— START ENTRIES —

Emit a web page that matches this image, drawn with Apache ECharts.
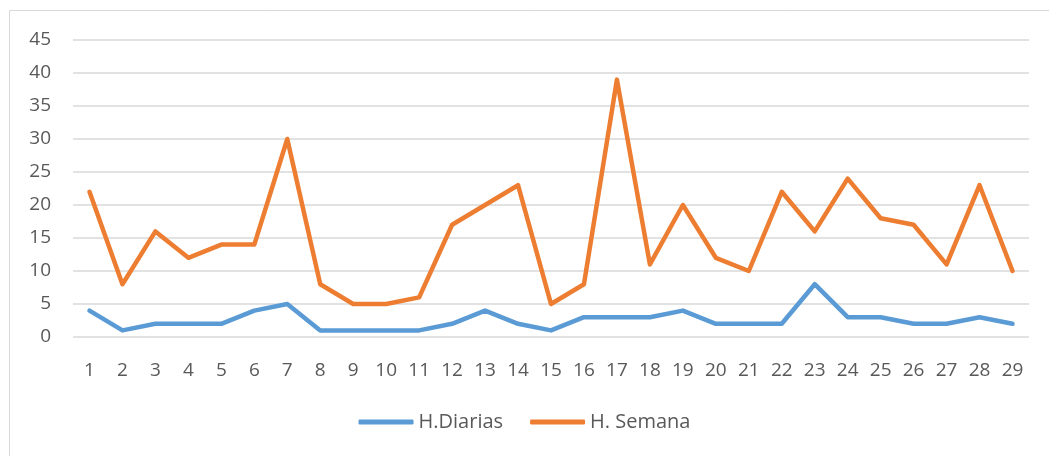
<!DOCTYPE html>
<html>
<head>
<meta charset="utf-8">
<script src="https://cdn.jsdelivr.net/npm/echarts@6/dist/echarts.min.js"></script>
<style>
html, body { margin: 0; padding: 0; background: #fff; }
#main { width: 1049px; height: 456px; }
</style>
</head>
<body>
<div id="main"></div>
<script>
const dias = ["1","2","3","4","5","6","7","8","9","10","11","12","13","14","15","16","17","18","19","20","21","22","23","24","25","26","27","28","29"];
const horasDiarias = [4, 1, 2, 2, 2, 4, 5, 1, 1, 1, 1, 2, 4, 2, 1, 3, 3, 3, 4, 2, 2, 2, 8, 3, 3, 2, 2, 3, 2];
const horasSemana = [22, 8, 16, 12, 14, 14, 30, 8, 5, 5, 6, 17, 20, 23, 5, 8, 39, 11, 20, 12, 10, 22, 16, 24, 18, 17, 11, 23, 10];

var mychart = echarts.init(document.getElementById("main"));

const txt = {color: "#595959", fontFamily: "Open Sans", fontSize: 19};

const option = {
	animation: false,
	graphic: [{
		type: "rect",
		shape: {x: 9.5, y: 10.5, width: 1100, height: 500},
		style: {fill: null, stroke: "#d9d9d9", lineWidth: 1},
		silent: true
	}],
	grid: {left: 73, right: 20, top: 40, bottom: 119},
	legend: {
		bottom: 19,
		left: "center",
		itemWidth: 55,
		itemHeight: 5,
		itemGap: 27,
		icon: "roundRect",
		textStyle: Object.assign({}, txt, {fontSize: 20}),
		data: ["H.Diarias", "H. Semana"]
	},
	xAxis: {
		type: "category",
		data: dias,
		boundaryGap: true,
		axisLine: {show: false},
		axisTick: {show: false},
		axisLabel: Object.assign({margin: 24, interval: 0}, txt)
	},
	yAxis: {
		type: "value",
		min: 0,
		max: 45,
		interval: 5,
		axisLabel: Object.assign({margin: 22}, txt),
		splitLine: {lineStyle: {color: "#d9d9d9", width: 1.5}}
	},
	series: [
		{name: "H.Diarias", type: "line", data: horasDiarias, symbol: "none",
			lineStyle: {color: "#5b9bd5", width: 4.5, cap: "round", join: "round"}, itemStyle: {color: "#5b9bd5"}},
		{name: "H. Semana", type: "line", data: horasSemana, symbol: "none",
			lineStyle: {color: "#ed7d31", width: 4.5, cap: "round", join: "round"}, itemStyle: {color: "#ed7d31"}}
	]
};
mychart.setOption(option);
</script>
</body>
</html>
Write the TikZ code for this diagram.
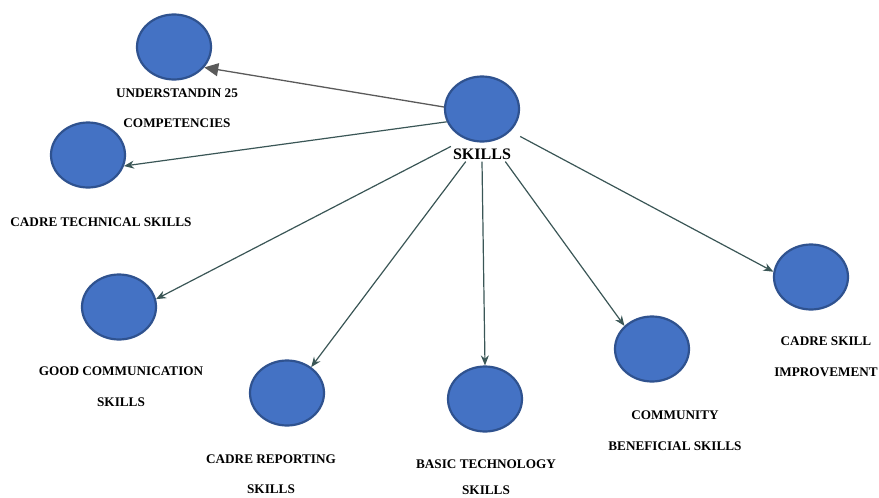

— END ENTRIES —

■ **WHAT IS REQUIRED**:
Quote the records above exactly, leaving out any pictures.

■ **COMPLETE OUTPUT**:
Emit a web page that matches this image, drawn with Apache ECharts.
<!DOCTYPE html>
<html>
<head>
<meta charset="utf-8">
<script src="https://cdn.jsdelivr.net/npm/echarts@6/dist/echarts.min.js"></script>
<style>
html, body { margin: 0; padding: 0; background: #fff; }
#main { width: 1049px; height: 456px; }
</style>
</head>
<body>
<div id="main"></div>
<script>
const dias = ["1","2","3","4","5","6","7","8","9","10","11","12","13","14","15","16","17","18","19","20","21","22","23","24","25","26","27","28","29"];
const horasDiarias = [4, 1, 2, 2, 2, 4, 5, 1, 1, 1, 1, 2, 4, 2, 1, 3, 3, 3, 4, 2, 2, 2, 8, 3, 3, 2, 2, 3, 2];
const horasSemana = [22, 8, 16, 12, 14, 14, 30, 8, 5, 5, 6, 17, 20, 23, 5, 8, 39, 11, 20, 12, 10, 22, 16, 24, 18, 17, 11, 23, 10];

var mychart = echarts.init(document.getElementById("main"));

const txt = {color: "#595959", fontFamily: "Open Sans", fontSize: 19};

const option = {
	animation: false,
	graphic: [{
		type: "rect",
		shape: {x: 9.5, y: 10.5, width: 1100, height: 500},
		style: {fill: null, stroke: "#d9d9d9", lineWidth: 1},
		silent: true
	}],
	grid: {left: 73, right: 20, top: 40, bottom: 119},
	legend: {
		bottom: 19,
		left: "center",
		itemWidth: 55,
		itemHeight: 5,
		itemGap: 27,
		icon: "roundRect",
		textStyle: Object.assign({}, txt, {fontSize: 20}),
		data: ["H.Diarias", "H. Semana"]
	},
	xAxis: {
		type: "category",
		data: dias,
		boundaryGap: true,
		axisLine: {show: false},
		axisTick: {show: false},
		axisLabel: Object.assign({margin: 24, interval: 0}, txt)
	},
	yAxis: {
		type: "value",
		min: 0,
		max: 45,
		interval: 5,
		axisLabel: Object.assign({margin: 22}, txt),
		splitLine: {lineStyle: {color: "#d9d9d9", width: 1.5}}
	},
	series: [
		{name: "H.Diarias", type: "line", data: horasDiarias, symbol: "none",
			lineStyle: {color: "#5b9bd5", width: 4.5, cap: "round", join: "round"}, itemStyle: {color: "#5b9bd5"}},
		{name: "H. Semana", type: "line", data: horasSemana, symbol: "none",
			lineStyle: {color: "#ed7d31", width: 4.5, cap: "round", join: "round"}, itemStyle: {color: "#ed7d31"}}
	]
};
mychart.setOption(option);
</script>
</body>
</html>
Write the TikZ code for this diagram.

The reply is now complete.